→ What you should do: No images are to be carried over; print all other material exactly as it stands.

→ Supplied data:
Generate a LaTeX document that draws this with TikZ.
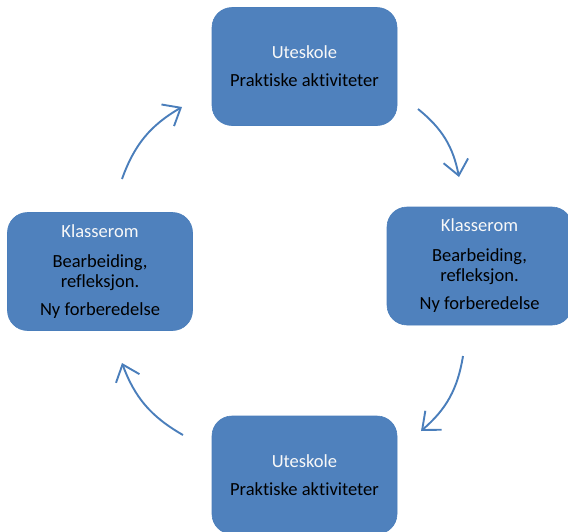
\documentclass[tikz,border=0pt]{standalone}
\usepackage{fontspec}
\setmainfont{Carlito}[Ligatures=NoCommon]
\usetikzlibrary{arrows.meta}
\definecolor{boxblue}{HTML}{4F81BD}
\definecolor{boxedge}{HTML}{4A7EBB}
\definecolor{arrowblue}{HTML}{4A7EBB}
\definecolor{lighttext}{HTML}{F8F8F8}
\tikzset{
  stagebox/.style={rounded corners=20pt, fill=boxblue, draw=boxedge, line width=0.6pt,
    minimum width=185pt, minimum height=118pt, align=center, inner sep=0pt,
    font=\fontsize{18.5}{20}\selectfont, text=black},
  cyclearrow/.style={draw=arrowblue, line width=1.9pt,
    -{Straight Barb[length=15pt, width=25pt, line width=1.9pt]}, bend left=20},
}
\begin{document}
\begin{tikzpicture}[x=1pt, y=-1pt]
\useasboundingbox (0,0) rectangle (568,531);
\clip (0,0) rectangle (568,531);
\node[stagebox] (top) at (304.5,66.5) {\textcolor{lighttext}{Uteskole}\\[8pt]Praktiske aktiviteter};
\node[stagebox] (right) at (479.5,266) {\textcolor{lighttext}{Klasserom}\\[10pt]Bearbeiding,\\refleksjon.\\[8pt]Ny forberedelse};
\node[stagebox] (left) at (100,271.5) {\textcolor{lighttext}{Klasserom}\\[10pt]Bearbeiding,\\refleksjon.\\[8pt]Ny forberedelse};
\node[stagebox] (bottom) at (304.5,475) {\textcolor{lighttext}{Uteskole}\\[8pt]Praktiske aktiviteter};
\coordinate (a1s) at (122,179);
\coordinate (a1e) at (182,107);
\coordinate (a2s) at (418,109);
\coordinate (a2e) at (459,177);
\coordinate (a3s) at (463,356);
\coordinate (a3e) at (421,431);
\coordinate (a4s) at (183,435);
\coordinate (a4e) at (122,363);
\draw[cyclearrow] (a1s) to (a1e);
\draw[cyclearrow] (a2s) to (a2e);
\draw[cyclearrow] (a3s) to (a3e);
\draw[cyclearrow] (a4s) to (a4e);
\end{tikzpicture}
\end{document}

→ Solution to the exercise:
Generate a LaTeX document that draws this with TikZ.
\documentclass[tikz,border=0pt]{standalone}
\usepackage{fontspec}
\setmainfont{Carlito}[Ligatures=NoCommon]
\usetikzlibrary{arrows.meta}
\definecolor{boxblue}{HTML}{4F81BD}
\definecolor{boxedge}{HTML}{4A7EBB}
\definecolor{arrowblue}{HTML}{4A7EBB}
\definecolor{lighttext}{HTML}{F8F8F8}
\tikzset{
  stagebox/.style={rounded corners=20pt, fill=boxblue, draw=boxedge, line width=0.6pt,
    minimum width=185pt, minimum height=118pt, align=center, inner sep=0pt,
    font=\fontsize{18.5}{20}\selectfont, text=black},
  cyclearrow/.style={draw=arrowblue, line width=1.9pt,
    -{Straight Barb[length=15pt, width=25pt, line width=1.9pt]}, bend left=20},
}
\begin{document}
\begin{tikzpicture}[x=1pt, y=-1pt]
\useasboundingbox (0,0) rectangle (568,531);
\clip (0,0) rectangle (568,531);
\node[stagebox] (top) at (304.5,66.5) {\textcolor{lighttext}{Uteskole}\\[8pt]Praktiske aktiviteter};
\node[stagebox] (right) at (479.5,266) {\textcolor{lighttext}{Klasserom}\\[10pt]Bearbeiding,\\refleksjon.\\[8pt]Ny forberedelse};
\node[stagebox] (left) at (100,271.5) {\textcolor{lighttext}{Klasserom}\\[10pt]Bearbeiding,\\refleksjon.\\[8pt]Ny forberedelse};
\node[stagebox] (bottom) at (304.5,475) {\textcolor{lighttext}{Uteskole}\\[8pt]Praktiske aktiviteter};
\coordinate (a1s) at (122,179);
\coordinate (a1e) at (182,107);
\coordinate (a2s) at (418,109);
\coordinate (a2e) at (459,177);
\coordinate (a3s) at (463,356);
\coordinate (a3e) at (421,431);
\coordinate (a4s) at (183,435);
\coordinate (a4e) at (122,363);
\draw[cyclearrow] (a1s) to (a1e);
\draw[cyclearrow] (a2s) to (a2e);
\draw[cyclearrow] (a3s) to (a3e);
\draw[cyclearrow] (a4s) to (a4e);
\end{tikzpicture}
\end{document}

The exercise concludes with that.